Tenemos a un narcisista kamikaze capaz de cualquier cosa con tal de alcanzar (y mantener) el poder. Su trayectoria le delata: artífice de los peores resultados del PSOE en unas elecciones, destituído en un Comité Federal, dejó su escaño en el Congreso, se presentó a Primarias como militante y las ganó, llegó a la presidencia del gobierno tras una moción de censura y se enrocó para no convocar elecciones hasta que fue insostenible y no tuvo más remedio que hacerlo. Dos veces. Sánchez es el tipo de hombre que aparece al final de la película tras los títulos finales de crédito, cuando ya ha muerto todo el mundo, en medio de la ciudad desolada y en llamas, sacudiéndose el hombro para quitarse una pizca de ceniza y mirando a cámara con media sonrisa. “Ahora sí” dice. Fundido a negro.

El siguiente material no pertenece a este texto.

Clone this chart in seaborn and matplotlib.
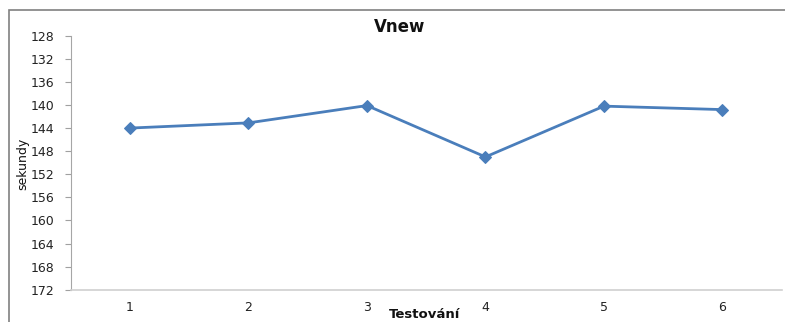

Como decía. Tenemos al kamikaze encantado de haberse conocido, tenémos a otro egocéntrico deseoso de asaltar las puertas del cielo y que lo ve demasiado cerca como para dar un paso atrás (absteniéndose sin reclamar nada, por ejemplo), a una alternativa un pelón despistada, a unos empresarios que no se fían del de Galapagar y su tropa, unos números que no dan… ¿Cómo legitimamos el único pacto posible para mantenerse en Moncloa? ¿Cómo hacemos para que no se nos echen encima unos ni otros, para que no parezca que traicionamos a nadie? Es fácil y la jugada es maestra. Aquí les doy la receta:
Fingimos estar abiertos a negociar y formar un gobierno estable para el país. Dejamos que Iglesias se venga arriba y exija, nos ponemos dignos y decimos que no, hacemos como que seguimos intentándolo, decimos que todo es inasumible, rompemos la baraja si no nos aceptan pulpo como animal de compañía, convocamos elecciones obligadísimos por las circunstancias. Convocamos, ojo, las elecciones que nadie quiere, sabiendo que vamos a bajar en votos, sabiendo que VOX subirá alarmantemente. Y entonces, cuando además Ciudadanos se ha descalabrado (ese partido con el que no queríamos pactar pero que podría, si no lo hacíamos, pactar con la derecha y hacernos pupita), cuando la ultraderecha, efectivamente, ha subido y está ya llamando al timbre y podemos azuzar con nuestro “que viene el coco particular” . Cuando tenemos a todo el mundo enfadado y temiéndose unas terceras elecciones, entonces y solo entonces, enarbolamos la bandera de la responsabilidad de estado, de la necesidad de un gobierno estable, de defensa de las instituciones, del pan de nuestros hijos, de la integridad física de nuestras mujeres. Y aceptamos lo que antes no pudimos. Que se note que nos sacrificamos por España. Pero sin decir “España”.
Podrían haber negociado hace unos meses llegando al mismo pacto que ayer y sin hacernos desfilar de nuevo al colegio electoral, pero no habría sido lo mismo. Sánchez El Bello no quiere ser Sánchez El Breve. Quiere ser Sánchez El Grande. Sánchez El Imprescindible. Sánchez I de España.
Y yo, de Iglesias, me andaría con cuidado. El pacto que han firmado (tan luz de gas, tan vacío y lleno de lugares comunes, tan discurso de Miss ante el jurado en pleno certámen. ¿Qué loco firmaría un acuerdo que no pretendiera consolidar el empleo estable, uno contra la corrupción o contra la paz en el mundo?) no es para Sánchez más vinculante que su “no podría dormir tranquilo con un gobierno de coalición con Podemos” o su promesa de derogar la ley mordaza que, por arte de birlibirloque, se ha convertido en la posibilidad de que el gobierno cierre páginas web, real decreto mediante, siempre que “supongan una amenaza inmediata y grave para el orden público, la seguridad pública o la seguridad nacional”. Es decir, cuando le salga de las gónadas.
Así pues, señoras, señores, damas y caballeros, ciudadanos todos, en este baile nos acaban de hacer un ocho y nos toca, una temporadita y si no cambia nada, bailar con la más fea. Y no es Pablo Iglesias, precisamente.